After reading ‘The Phantom in Focus’ I obviously was curious about the above stated book of this author. Curious especially about how this book from 2013 would hold itself with respect to the more known, somewhat older good Falkland books ‘Vulcan 607’ and ‘Harrier over the Falklands’. Well now, this book of David Gledhill accomplishes the other books excellent and makes the story about the Falklands and the British, who defend the islands, complete.
In Fighters over the Falklands the author tells how the United Kingdom in 1982 engaged into the conflict with the Argentinians who had occupied the Falklands and everything what happened afterwards on the islands till 2013. In 2013 the majority of the almost 1.700 island inhabitants voted for – luckily for the British!- staying part of the United Kingdom. The short but violent battle in 1982 and all efforts that till than had been put in, had not been for nothing! After all, it is pretty special why a Kingdom wants to defend her cold wet feet area that far away, till the bitter end!
The first 3 chapters tell about the conflict in 1982 itself, the first Phantoms that land after that on the small quickly equipped Stanley for permanent stationing and about the actual treat of planes and rockets from Argentina. The rest of the chapters tell about how the operation looked like on RAF Stanley from 1982 till 1986 and later on the more specious arranged Mount Pleasant from 1986; low flying, collaboration with the other defence units, the local inhabitants and for a large part the wear and tear of the Quick Reaction Alert (QRA of ‘Q’).
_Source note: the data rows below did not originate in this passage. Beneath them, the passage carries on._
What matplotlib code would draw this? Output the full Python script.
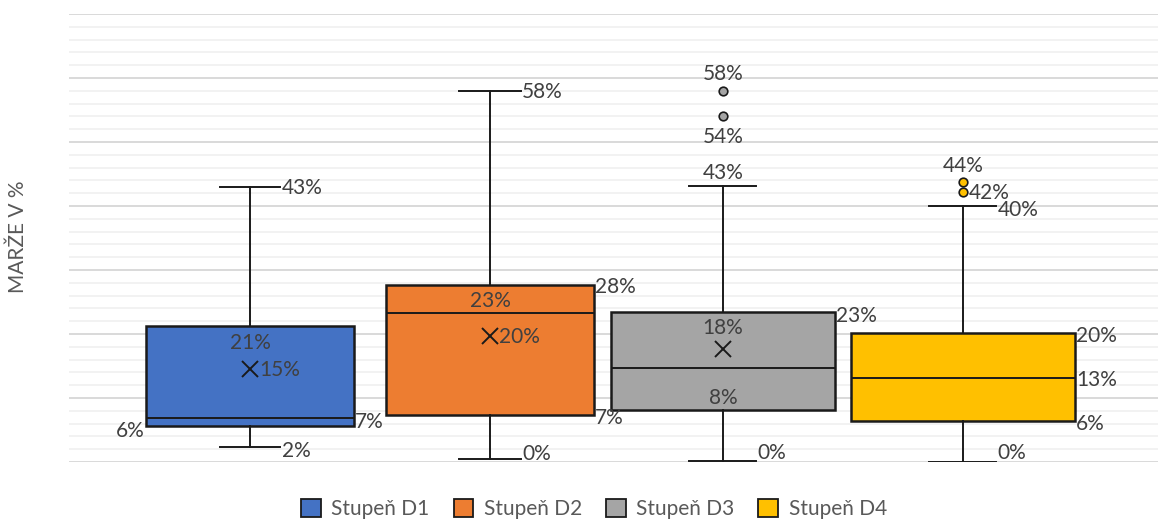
import matplotlib
matplotlib.use("Agg")
import matplotlib.pyplot as plt
from matplotlib.patches import Patch
from matplotlib.ticker import MultipleLocator, NullFormatter

plt.rcParams['font.family'] = ['Lato', 'DejaVu Sans']

# ---- data (margins in %) ----
series = ["Stupeň D1", "Stupeň D2", "Stupeň D3", "Stupeň D4"]
colors = ["#4472C4", "#ED7D31", "#A5A5A5", "#FFC000"]

whislo = [2.3, 0.4, 0.2, 0.05]
q1 = [5.6, 7.4, 8.1, 6.4]
med = [6.9, 23.3, 14.7, 13.2]
q3 = [21.2, 27.7, 23.4, 20.1]
whishi = [43.0, 58.0, 43.2, 40.0]
means = [14.6, 19.7, 17.6, None]
fliers = [[], [], [58.0, 54.1], [43.8, 42.2]]

y_label = "MARŽE V %"

# ---- layout ----
positions = [1.0, 2.0, 2.97, 3.97]
box_widths = [0.867, 0.8625, 0.933, 0.933]
cap_widths = [0.25, 0.258, 0.28, 0.28]

# data label placement: (statistic, anchor, dx px, dy px)
label_layout = [
    [("whishi", "cap_r", 2, 0), ("q3", "mid", 0, -15), ("mean", "mid", 9, 0),
     ("q1", "box_l", -1, -3), ("med", "box_r", 1, -3), ("whislo", "cap_r", 2, -2)],
    [("whishi", "cap_r", 1, 0), ("q3", "box_r", 1, -1), ("med", "mid", 0, 13),
     ("mean", "mid", 9, 0), ("q1", "box_r", 1, -2), ("whislo", "cap_r", 1, 7)],
    [("flier0", "mid", 0, 18), ("flier1", "mid", 0, -20), ("whishi", "mid", 0, 14),
     ("q3", "box_r", 1, -2), ("mean", "mid", 0, 23), ("q1", "mid", 0, 14),
     ("whislo", "cap_r", 1, 9)],
    [("flier0", "mid", 0, 17), ("flier1", "mid", 6, 0), ("whishi", "cap_r", 1, -3),
     ("q3", "box_r", 1, -1), ("med", "box_r", 1, -1), ("q1", "box_r", 1, -1),
     ("whislo", "cap_r", 1, 10)],
]

FS = 15
LABEL_COLOR = "#404040"
EDGE = "#1a1a1a"

fig = plt.figure(figsize=(11.61, 5.19), dpi=100)
ax = fig.add_axes([69 / 1161, 57 / 519, 1089 / 1161, 448 / 519])

stats = []
for i in range(len(series)):
    stats.append(dict(label=series[i], whislo=whislo[i], q1=q1[i], med=med[i],
                      q3=q3[i], whishi=whishi[i], fliers=fliers[i]))

bp = ax.bxp(stats, positions=positions, widths=box_widths, capwidths=cap_widths,
            patch_artist=True, showmeans=False, showfliers=True,
            boxprops=dict(edgecolor=EDGE, linewidth=1.8),
            medianprops=dict(color=EDGE, linewidth=1.4),
            whiskerprops=dict(color=EDGE, linewidth=1.4),
            capprops=dict(color=EDGE, linewidth=1.4),
            flierprops=dict(marker='o', markersize=6.2, markeredgecolor=EDGE,
                            markeredgewidth=1.2))
for patch, c in zip(bp['boxes'], colors):
    patch.set_facecolor(c)
for fl, c in zip(bp['fliers'], colors):
    fl.set_markerfacecolor(c)

for i, m in enumerate(means):
    if m is not None:
        ax.plot([positions[i]], [m], marker='x', markersize=12, mew=1.4,
                color=EDGE, zorder=5)

# data labels
half_cap = 0.72 * FS * 100 / 72 / 2
for i, specs in enumerate(label_layout):
    values = dict(whislo=whislo[i], q1=q1[i], med=med[i], q3=q3[i],
                  whishi=whishi[i], mean=means[i])
    for k, v in enumerate(fliers[i]):
        values[f"flier{k}"] = v
    for stat, anchor, dx, dy in specs:
        v = values[stat]
        p = positions[i]
        if anchor == "mid":
            x = p
        elif anchor == "box_l":
            x = p - box_widths[i] / 2
        elif anchor == "box_r":
            x = p + box_widths[i] / 2
        else:
            x = p + cap_widths[i] / 2
        if anchor == "box_l":
            ha = "right"
        elif anchor == "mid" and dx == 0:
            ha = "center"
        else:
            ha = "left"
        ax.annotate(f"{round(v)}%", xy=(x, v), xytext=(dx, dy - half_cap),
                    textcoords="offset pixels", ha=ha, va="baseline",
                    fontsize=FS, color=LABEL_COLOR, zorder=6)

ax.set_xlim(0.246, 4.783)
ax.set_ylim(0, 70)
ax.yaxis.set_major_locator(MultipleLocator(10))
ax.yaxis.set_minor_locator(MultipleLocator(2))
ax.yaxis.set_major_formatter(NullFormatter())
ax.tick_params(axis='both', which='both', length=0, labelbottom=False, labelleft=False)
ax.grid(True, which='major', axis='y', color='#d9d9d9', linewidth=1.4)
ax.grid(True, which='minor', axis='y', color='#f0f0f0', linewidth=1.2)
ax.set_axisbelow(True)
for s in ax.spines.values():
    s.set_visible(False)

fig.text(18 / 1161, 1 - 237 / 519, y_label, rotation=90, ha='center', va='center',
         fontsize=FS, color='#595959')

handles = [Patch(facecolor=c, edgecolor=EDGE, linewidth=1.3, label=s)
           for s, c in zip(series, colors)]
fig.legend(handles=handles, loc='center', bbox_to_anchor=(594 / 1161, 1 - 509 / 519),
           ncol=4, frameon=False, fontsize=FS, handlelength=0.95, handleheight=0.95,
           handletextpad=0.5, columnspacing=1.15, labelcolor='#595959')

fig.savefig("out.png", dpi=100)
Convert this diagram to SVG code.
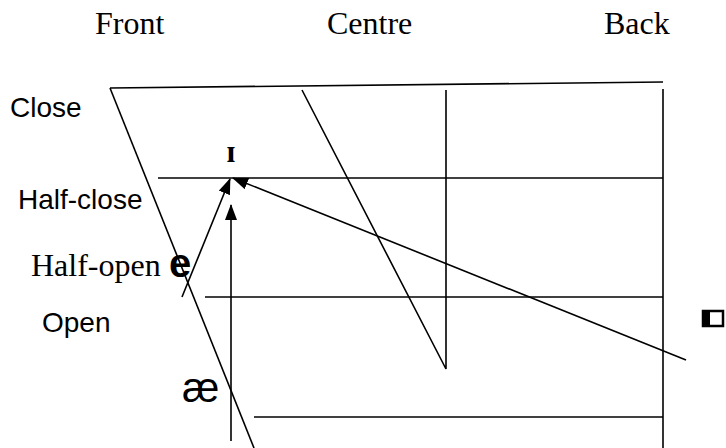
<svg xmlns="http://www.w3.org/2000/svg" width="726" height="448" viewBox="0 0 726 448">
<style>
.ln{stroke:#000;stroke-width:1.6;fill:none}
.ser{font-family:"Liberation Serif","Times New Roman",serif;font-size:32px;fill:#000}
.san{font-family:"Liberation Sans",Arial,sans-serif;font-size:28px;fill:#000}
</style>
<defs>
<marker id="ah" viewBox="0 0 16 12" refX="15" refY="6" markerWidth="16" markerHeight="12" markerUnits="userSpaceOnUse" orient="auto">
<path d="M0,0 L16,6 L0,12 Z" fill="#000"/>
</marker>
</defs>
<g id="headers">
<text class="ser" x="95" y="34">Front</text>
<text class="ser" x="327" y="34">Centre</text>
<text class="ser" x="604" y="34">Back</text>
</g>
<g id="labels">
<text class="san" x="10" y="117">Close</text>
<text class="san" x="18" y="209">Half-close</text>
<text class="ser" x="31" y="276">Half-open</text>
<text class="san" x="42" y="332">Open</text>
</g>
<g id="grid">
<line class="ln" x1="110" y1="88" x2="663" y2="82"/>
<line class="ln" x1="110" y1="88" x2="254" y2="448"/>
<polyline class="ln" points="302,90 446,369 446,90"/>
<line class="ln" x1="663" y1="89" x2="663" y2="448"/>
<line class="ln" x1="158" y1="178" x2="663" y2="178"/>
<line class="ln" x1="205" y1="297" x2="663" y2="297"/>
<line class="ln" x1="254" y1="417" x2="663" y2="417"/>
</g>
<g id="vowel-i"><text x="231" y="162" text-anchor="middle" style="font-family:'Liberation Serif','DejaVu Serif',serif;font-size:31px;font-weight:bold">ɪ</text></g>
<g id="vowel-e"><text x="169" y="277" style="font-family:'Liberation Sans',Arial,sans-serif;font-size:40px;font-weight:bold">e</text></g>
<g id="vowel-ae"><text x="182" y="402" style="font-family:'Liberation Sans',Arial,sans-serif;font-size:42px">æ</text></g>
<g id="vowel-back"><rect x="703" y="311" width="20" height="15" fill="none" stroke="#000" stroke-width="2.5"/><rect x="703" y="311" width="7" height="15" fill="#000"/></g>
<g id="connectors">
<line class="ln" x1="182" y1="297" x2="230" y2="179" marker-end="url(#ah)"/>
<line class="ln" x1="231" y1="441" x2="231" y2="205" marker-end="url(#ah)"/>
<line class="ln" x1="686" y1="360" x2="233" y2="178" marker-end="url(#ah)"/>
</g>
</svg>
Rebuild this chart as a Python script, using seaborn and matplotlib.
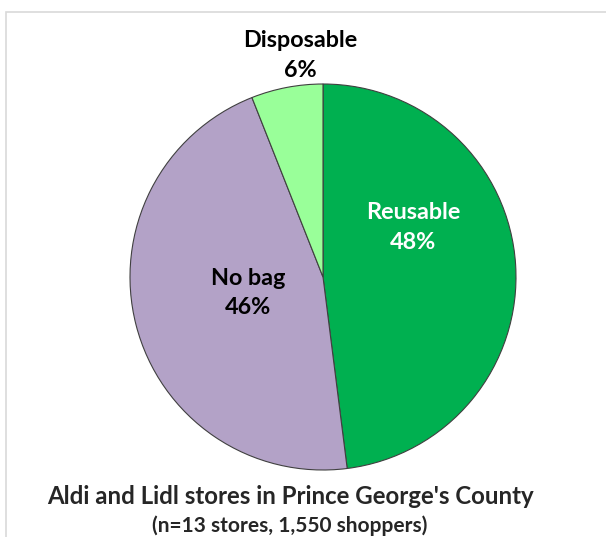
import matplotlib
matplotlib.use('Agg')
import matplotlib.pyplot as plt
from matplotlib.patches import Rectangle
import seaborn as sns

sns.set_style('white')
plt.rcParams['font.family'] = ['Lato', 'DejaVu Sans']

# data
categories = ['Reusable', 'No bag', 'Disposable']
shares = [48, 46, 6]
colors = ['#00B050', '#B3A2C7', '#99FF99']
label_colors = ['white', 'black', 'black']

W, H = 606, 537
fig = plt.figure(figsize=(W / 100, H / 100), dpi=100)

# light grey chart frame
fig.patches.append(Rectangle((6 / W, -0.05), 1.0, 1 - 12 / H + 0.05,
                             transform=fig.transFigure, fill=False,
                             edgecolor='#D9D9D9', linewidth=1.2))

cx, cy, r = 323, 277, 193
ax = fig.add_axes([(cx - r) / W, (H - cy - r) / H, 2 * r / W, 2 * r / H])
ax.pie(shares, colors=colors, startangle=90, counterclock=False,
       wedgeprops=dict(edgecolor='#404040', linewidth=0.8))
ax.set_xlim(-1, 1)
ax.set_ylim(-1, 1)
ax.set_aspect('equal')
ax.axis('off')

# label positions in pixels of the reference
label_px = [(413, 227.5), (248, 293), (300, 55.5)]
for cat, val, col, (px, py) in zip(categories, shares, label_colors, label_px):
    ax.text((px - cx) / r, (cy - py) / r, f'{cat}\n{val}%', ha='center', va='center',
            fontsize=16.8, fontweight='bold', color=col, linespacing=1.5,
            clip_on=False)

fig.text(290 / W, 1 - 497 / H, "Aldi and Lidl stores in Prince George's County",
         ha='center', va='center', fontsize=17.3, fontweight='bold')
fig.text(290 / W, 1 - 526 / H, '(n=13 stores, 1,550 shoppers)',
         ha='center', va='center', fontsize=15, fontweight='bold')

fig.savefig('out.png', dpi=100)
David Gledhill describes how he in 1983 shortly is dispatched to RAF Stanley and years later, at the end of his career, becomes a RAF Commander of ‘1435 Flight’, a group of 4 Tornados F3’s on the Falklands. For everyone who is interested in the daily operation and all hassle of defending an island group, this is an attractive book. It really just describes everything that belongs to the flight operation: from the overhauling and re-fuelling of the planes to and from the islands; about the maintenance of the planes, the challenge of the flying from Stanley with her short steel plated made runway with arresting gear in order to make it possible for planes to land with the hook; how the QRA-services worked; all ins and outs of low flying and the risks that come with it. The whole book is laid-out with dozens of very beautiful coloured and black and white photos.
It also contains various interesting details. It seems that the author doesn’t leave any detail unspoken for. For me a few sprang out: an accident that had taken place during maintenance of the runway at RAF Stanley, when some people got wounded after a few Sidewinder rockets accidently fired from a Harrier that had just taken off. And especially also the story of the deliverance of fresh lemons for some inhabitants inwards! Please also deliver them to me this way, I wouldn’t mind a few holes in my house for that! Or the story of a conflict between a Commander and a pilot who after re-fuelling almost caused seriously problems for a Hercules! Sincere that Gledhill every now and then throughout the book shares trivial precarious information.
All the flying on the Falklands is organised around having constantly 2 planes available for the QRA. What I find gripping is the knowledge that – at present thus 34 years long- the Argentinians have never tried to test the British with fighter jets. This has been done a couple of times with ‘slower’ planes like a Lockheed Electra with or without the combination of marginal weather conditions on the Falklands. A lot of tax money for not much action… But the British have in Europe more to deal with the QRA in relation to the Russians, who do not cease with their Bears and other flying gear.
David Gledhill writes detailed –what else would you expect from a former navigator?!-, nicely and relaxed. In fact it is not an exciting book, but all information left and right is alternated with interesting personal adventures, historical facts or knowledge of the islands itself. He describes how things factually were and came round and has delivered with this book a good ‘historical’ piece, which especially describes the activities from the RAF on the Falklands from 1982 onwards. Mainly for them who are interested in the RAF operation there and the developments around the islands in the historical context, it is a beautiful book! The book is, by the way, very nicely designed with a pretty cover and good paper. Also not unimportant! David, I hope that in the meantime, back home in the UK, you may now ‘sit on Q’ for more relaxing matters?!